Originally posted by clackers Well, there isn't noise between pixels, Rob, there are only pixels and their values, what's this thing do differently, do you guess?
Conventional noise reduction involves neighbour sampling ... you see one green pixel surrounded by red pixels, so you replace it with a red pixel also. It's lossy.
Yes, my thoughts as well...for me, even if it's "just" a really smart NR algo that is better than most commercial ones, baked in, "cooking" the raws but on a very restrictive scale resulting in what appears to be better high-iso raws, that could still be a good feature, but still not something requiring hardware (other than for faster processing).

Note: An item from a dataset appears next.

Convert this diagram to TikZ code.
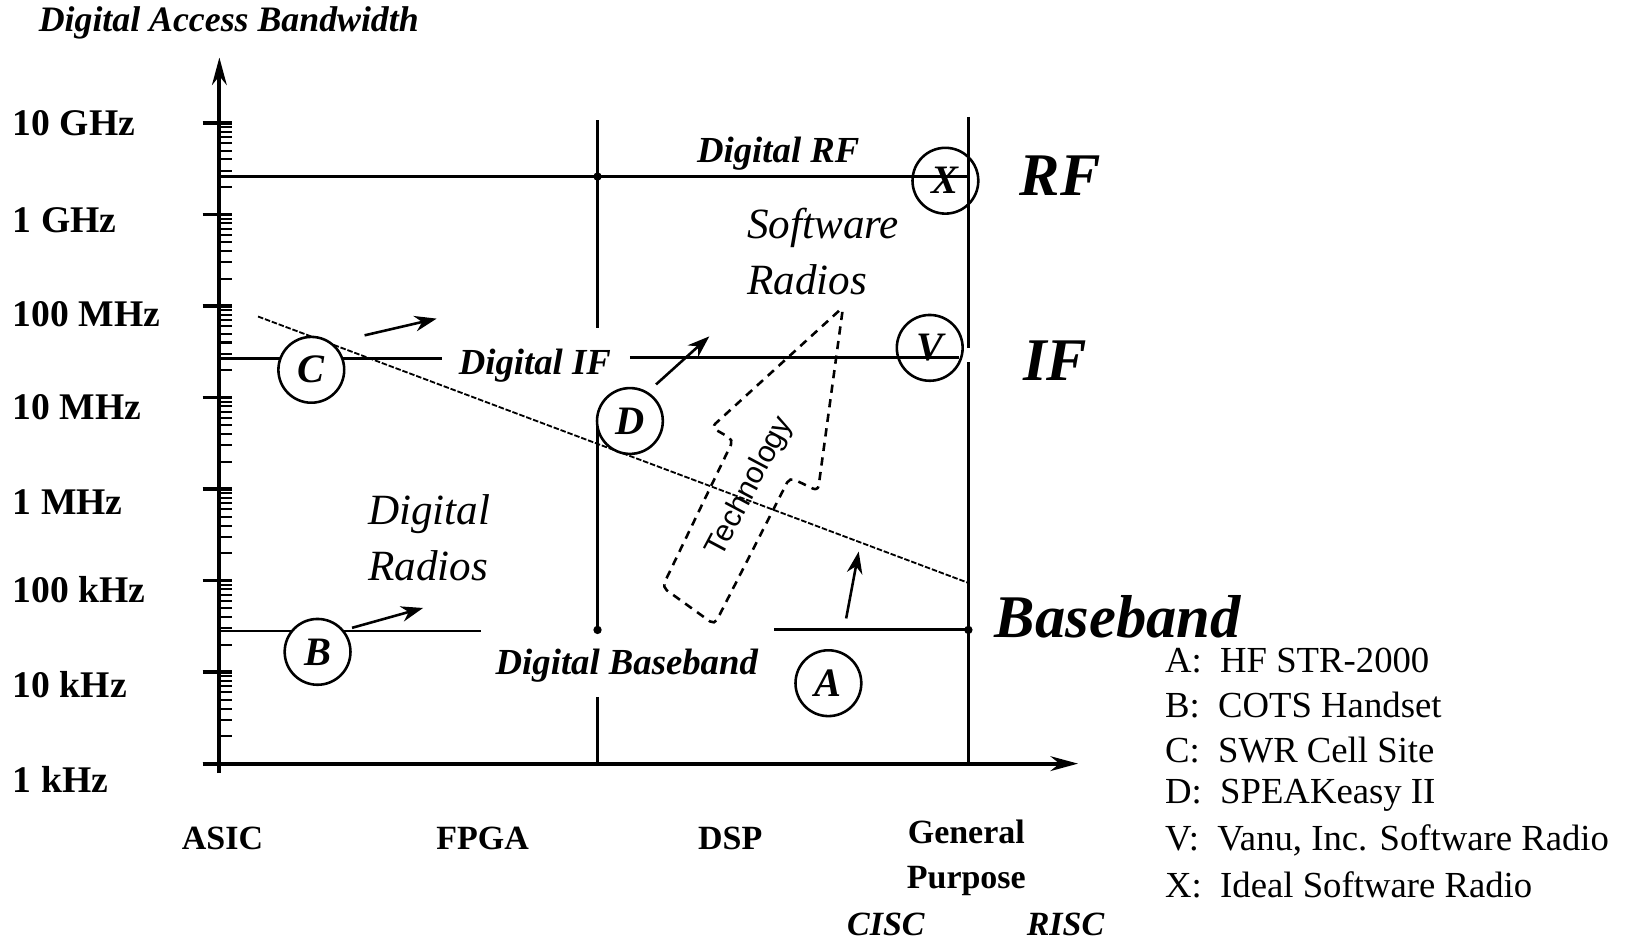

The 14-bit data should be able to house enough DR (and a fair bit of noise) without giving the internal processor any advantage in acting on the "unprocessed" raw data ....so I'm not sure what's left that it can do...perhaps things like sensor temperature can be incorporated into the NR to give a superior result compared to traditional NR?...or some sneaky blackframe-ish subtraction or similar based on previous images or knowledge of some kind of noise bias of individual pixels over time or some other tricks like that? I guess it's their secret sauce =), but if anyone knows and can "prove" that it's not just good built-in PP, I'd be all the happier =)
(But I guess it will be easier to compare this time; electronics and other vary quite a bit between the k3 and kp, so attributing all noise improvements to the accelerator may be hard to prove, but since they even offer an upgrade this time without a sensor change, I guess mk1+ software pp and mk2 would be easier and more reliable)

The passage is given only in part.